From my perspective, it is perhaps more important to keep in check our emotional impulses, which tend to cloud our thinking and lead to self-destructive action. French soccer captain Zidane’s head-butt against Italian Materazzi in last Sunday’s World Cup final is a case in point. Indisputably one of the world’s best soccer players with magic skills and intuitions, Zidane was awarded the Golden Ball as the World Cup’s top player. Yet, in a fit of anger and frustration, he has tarnished his reputation and might have cost France the World Cup after he was red-carded and ejected at a critical point of the game.

Whether in the battle field or sports arena, when the pressure reaches a breaking point, even the best of us can snap. How do we keep our basic instincts in check and rely on intuition in highly stressful situations?

I propose a two-pronged approach. On the one hand we need to guard against primitive instincts and conditioned emotional responses, to ensure that we don’t act foolishly. On the other hand, we need to develop various intuitive skills that enable us to see clearly and form sound judgments instantly.

The key to cultivating and executing intuitive skills is to remain centered and focused so that we don’t let emotional reactions and destructive impulses overwhelm our judgment. Prayer, mindful meditation, and other forms of spiritual exercises can help develop self-control in times of stress.

Another helpful strategy is to develop a double-vision. We need to maintain a laser-sharp focus on the core issue and relevant facts, but at the same time look at the big picture and remain open to all possibilities. When concentration is wedded to imagination, it will give birth to good intuition.

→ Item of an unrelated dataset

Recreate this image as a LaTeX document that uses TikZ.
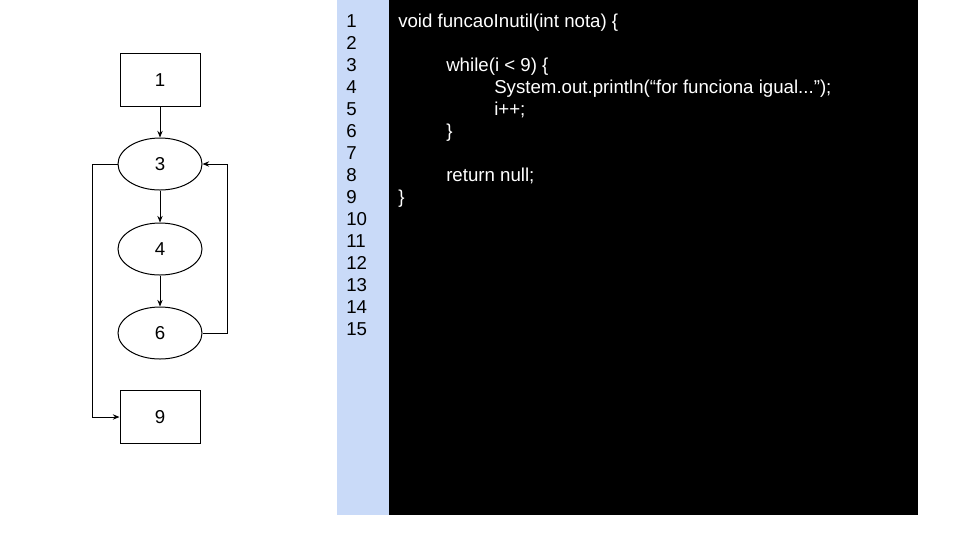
\documentclass[tikz,border=0pt]{standalone}
\usepackage{fontspec}
\setmainfont{Liberation Sans}
\usetikzlibrary{arrows.meta,shapes.geometric}
\definecolor{gutter}{HTML}{C9DAF8}
\tikzset{
  box/.style={draw=black, line width=0.75pt, minimum width=60pt, minimum height=39.75pt, inner sep=0pt, font=\fontsize{14pt}{16pt}\selectfont},
  oval/.style={draw=black, ellipse, line width=0.75pt, minimum width=63pt, minimum height=39pt, inner sep=0pt, font=\fontsize{14pt}{16pt}\selectfont},
  conn/.style={line width=0.75pt, -{Stealth[length=5pt,width=4pt]}},
  code/.style={anchor=base west, inner sep=0pt, text=white, font=\fontsize{14pt}{16pt}\selectfont},
  lnum/.style={anchor=base west, inner sep=0pt, text=black, font=\fontsize{14pt}{16pt}\selectfont}
}
\begin{document}
\begin{tikzpicture}[x=0.75pt,y=-0.75pt]
\useasboundingbox (0,0) rectangle (960,537);
\fill[white] (0,0) rectangle (960,537);
% panels
\fill[gutter] (337,0) rectangle (389,515);
\fill[black] (389,0) rectangle (918,515);
% line numbers
\foreach \n in {1,...,15} {
  \node[lnum] (ln\n) at (346,{27+22*(\n-1)}) {\n};
}
% code
\node[code] (c1) at (398,27) {void funcaoInutil(int nota) \{};
\node[code] (c3) at (446,71) {while(i < 9) \{};
\node[code] (c4) at (494,93) {System.out.println(“for funciona igual...”);};
\node[code] (c5) at (494,115) {i++;};
\node[code] (c6) at (446,137) {\}};
\node[code] (c8) at (446,181) {return null;};
\node[code] (c9) at (398,203) {\}};
% flowchart
\node[box] (n1) at (160,80) {1};
\node[oval] (n3) at (160,164) {3};
\node[oval] (n4) at (160,249) {4};
\node[oval] (n6) at (160,333) {6};
\node[box] (n9) at (160,417) {9};
\coordinate (r6) at (227,333);
\coordinate (r3) at (227,164);
\coordinate (l3) at (92,164);
\coordinate (l9) at (92,417);
\draw[conn] (n1) -- (n3);
\draw[conn] (n3) -- (n4);
\draw[conn] (n4) -- (n6);
\draw[conn] (n6.east) -- (r6) -- (r3) -- (n3.east);
\draw[conn] (n3.west) -- (l3) -- (l9) -- (n9.west);
\end{tikzpicture}
\end{document}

These two strategies only prepare the ground for intuition to sprout; it takes a great deal of learning and practice before intuitive skills become our second nature. Just watch the performance of a champion gymnast or concert pianist! With lots of practice, deliberate and conscious reasoning may eventually become automatic and unconscious intuition (Kahnemann, 2003). How these two cognitive systems interact and support each other pose a real challenge to researchers.

I want to end this essay with a word of warning. In view of the perils of intuition (Myers, 2002), we always need to reflect and monitor to make sure that our unconscious impulses and snap judgments service the conscious self. Intuition can be a powerful tool for survival and success, only when it is properly cultivated and harnessed.